At Tuesday’s cabinet meeting, ministers took up for dis- cussion a memorandum by Minister Ranatunga. In that, he had declared that further discussions needed to be held before the project could be finalised.
A ministerial source confessed, “I have never seen President Sirisena so angry any time before. He appeared very agitated.”
Mr Sirisena exhorted: “There is no point in talking any more. Issue the licence today itself without any further delay.” Provincial Councils, Local Government and Sports Minister Faiszer Musthapha also complained about the undue delays in commissioning the factory. Without the licences, they could not import raw materials required, he pointed out. Mr Ranatunga tried to dismiss the charge on the grounds that his ministerial colleague was known to those in the Malaysian firm.
Highly placed government sources acknowledged yesterday that there were complaints that a politician had asked the representative of the Malaysian firm to meet his relative. At the meeting, the relative in question had asked for USD250,000 each for three different licences claiming that funds were required for political activity. The firm in question had, thereafter, threatened to go for arbitration saying they had a sound legal case. A source close to Minister Ranatunga, however, denied there were any moves to seek bribes and claimed “there were no improprieties.”
President Sirisena also put a halt to a proposal for the third time by Education Minister Akila Viraj Kariyawasam to spend five billion rupees to import iPads to be issued free to GCE Advanced Level students. This proposal was discussed at length in November last year but the matter was put on hold. Issuing iPads was a proposal in the government’s 2017 budget.

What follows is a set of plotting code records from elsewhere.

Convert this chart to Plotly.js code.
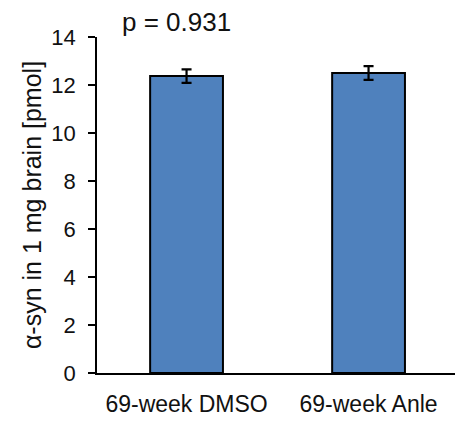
<!DOCTYPE html>
<html>
<head>
<meta charset="utf-8">
<script src="https://cdn.plot.ly/plotly-3.0.1.min.js"></script>
<style>html,body{margin:0;padding:0;background:#fff;}#chart{width:455px;height:421px;}</style>
</head>
<body>
<div id="chart"></div>
<script>
const categories = ["69-week DMSO", "69-week Anle"];
const values = [12.37, 12.5];
const errors = [0.28, 0.29];
const yTicks = [0, 2, 4, 6, 8, 10, 12, 14];
const pText = "p = 0.931";

const fam = "Liberation Sans, Arial, sans-serif";
const col = "#111";

Plotly.newPlot("chart", [{
  type: "bar",
  x: [0, 1],
  y: values,
  width: 0.4,
  marker: {color: "#4F81BD", line: {color: "#000", width: 2}},
  error_y: {type: "data", array: errors, visible: true, color: "#000", thickness: 2.2, width: 5}
}], {
  width: 455, height: 421,
  margin: {l: 97, r: 0, t: 37, b: 48, pad: 0},
  paper_bgcolor: "#fff", plot_bgcolor: "#fff",
  showlegend: false,
  font: {family: fam, size: 22, color: col},
  xaxis: {
    range: [-0.492, 1.475],
    tickvals: [0, 1], ticktext: categories,
    showline: true, linecolor: "#000", linewidth: 1.5,
    ticks: "", showgrid: false, zeroline: false,
    ticklabelstandoff: 10,
    tickfont: {family: fam, size: 23, color: col}
  },
  yaxis: {
    range: [0, 14],
    tickvals: yTicks,
    showline: true, linecolor: "#000", linewidth: 1.5,
    ticks: "outside", ticklen: 7, tickwidth: 1.5, tickcolor: "#000",
    showgrid: false, zeroline: false,
    ticklabelstandoff: 8,
    tickfont: {family: fam, size: 22, color: col},
    title: {text: "α-syn in 1 mg brain [pmol]", font: {family: fam, size: 25, color: col}, standoff: 3}
  },
  annotations: [{
    xref: "paper", yref: "paper", x: 0.065, y: 1.0446, xanchor: "left", yanchor: "middle",
    text: pText, showarrow: false, font: {family: fam, size: 26, color: col}
  }]
}, {displayModeBar: false});
</script>
</body>
</html>
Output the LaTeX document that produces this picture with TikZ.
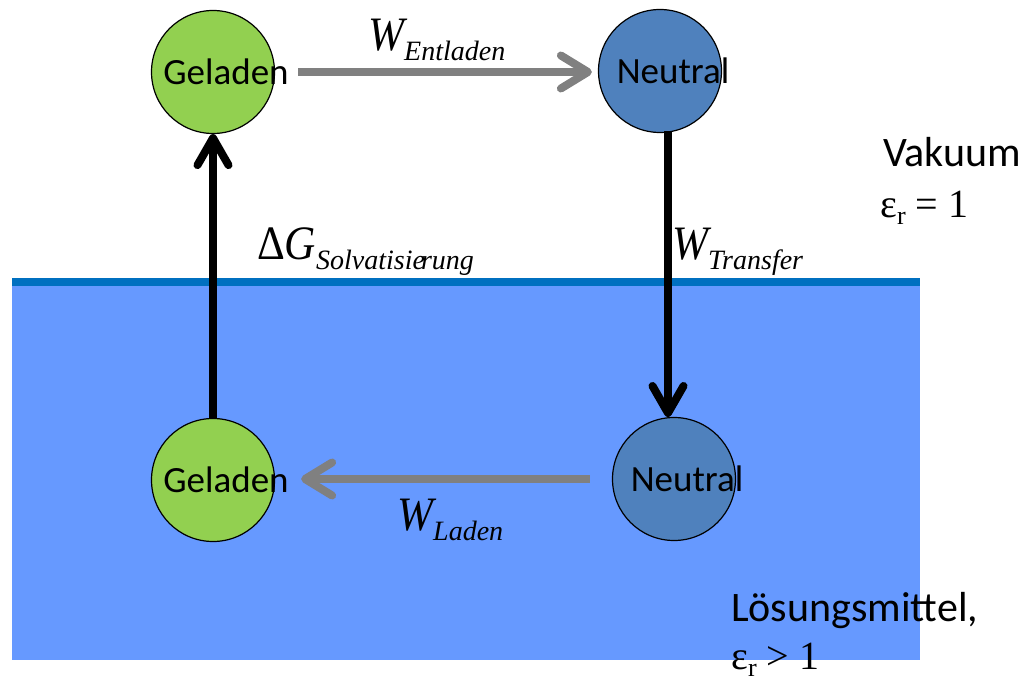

Commenting on the proposal, President Sirisena pointed out that schools were without basic amenities like buildings, toilet facilities, furniture and faced a number of other shortcomings.
He said he was not against the Education Minister’s proposal and it should not be construed as such. In principle, he said, a rational view had to be taken so other shortcomings in schools that caused great inconvenience to students were addressed.
President Sirisena recalled how he had a meeting with university academics earlier in the week about this subject.
Many were of the view that there was also a darker side to the free issue of iPads. There was no way of preventing the students from accessing porn sites. Even if passwords were introduced, in no time they would learn how to bypass them.
In view of this, he said, there should only be a limited pilot project. Prime Minister Ranil Wickremesinghe will chair a committee that will formulate the guidelines under this pilot project, he said.
In light of this, ministers agreed that there would initially be a pilot project at a lesser cost. Based on the outcome of this pilot project, a decision would be taken whether or not to continue with the free iPad issue to some 175,000 students.